Maybe start with taking the ‘I’ out of your conversations — and really listen to another person
Graciousness in word and action seems to be fading away with the “Greatest Generation.” It would be a pity to lose what our parents and grandparents demonstrated so well.
“Let your speech be gentle, frank, sincere, straightforward, candid and faithful”
(St. Francis de Sales).
I still remember overhearing my mom during her long phone conversations in the kitchen with her friends. Expressions like these would naturally flow from her mouth: “Joanie, I was just calling to thank you so much for substituting for me the other day when I was a little under the weather. I am truly grateful for this sacrifice.”
Or: “Mary, I thoroughly enjoyed our time together yesterday at lunch. Thank you for making the time.”
Or: “Hi, Cathy, I heard that you just found out you have cancer, and I wanted to let you know that you will be in my daily prayers and we are organizing a meal schedule for you and your family for the next few months. So please do not worry about that. Is there anything else I can do for you?”
I was often reminded at our family dinner — I considered it a huge blessing to have my three siblings and my mom and dad at the table for 90 percent of our dinners — to ask for things properly. “Tom, could you please pass the salt? Jim, when you finish serving yourself, could you please pass the chicken parmigiana? Deb, may I take your plate?”
We could not talk with food in our mouth. We were constantly reminded to listen respectfully and not to interrupt, and we tried to stay on topic without bouncing all over the place in our discussions. The dinner table was a training camp, and I hope that for all the parents reading this article, you too can form this nobility and self-control in your kids.

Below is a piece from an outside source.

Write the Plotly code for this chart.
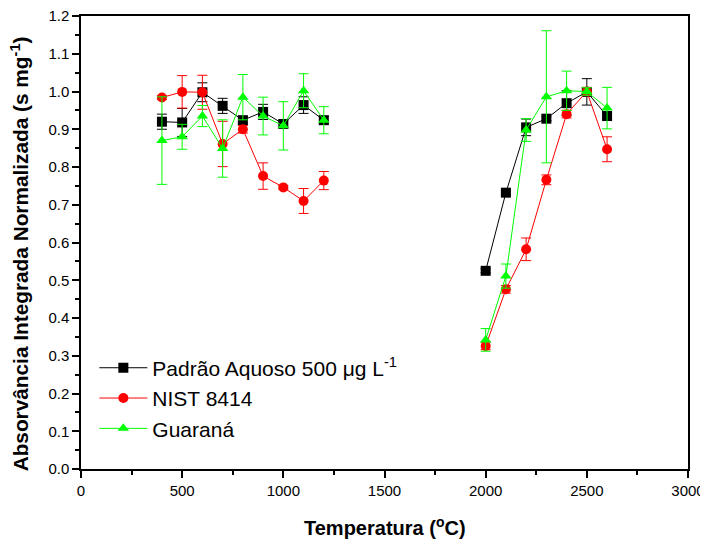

The British novelist and essayist C.S. Lewis once remarked, “The ‘frankness’ of people sunk below shame is a very cheap frankness.” Although I appreciate transparency and clarity of expression, I do think some of our politicians and just ordinary people can be a little too “direct and clear” about how they feel or what they think.
Recently I held the door for an elderly couple on the Lexington Avenue entrance to Grand Central Station in Manhattan, and I motioned them to pass before me. The woman said to her husband, “George, it has been a while since anyone has held a door for us, especially here at Grand Central!”
It’s the little things that matter so much in our human relations: Offering your seat to someone else on a crowded subway or bus, deferring the seat with the best view in a restaurant, focusing the conversation on topics the other person might prefer instead of what you’d like to discuss, engaging in random acts of kindness without looking for pats on the back, and truly “listening” with kindly attention.
Forbes magazine wrote this Capsule Course in Human Relations many years ago:
“Five most important words: I am proud of you.
Four most important words: What is your opinion?
Three most important words: If you please.
Two most important words: Thank you.
Least important word: I.”
Fr. Michael Sliney, LC, is a Catholic priest and the New York chaplain of the Lumen Institute, an association of business and cultural leaders.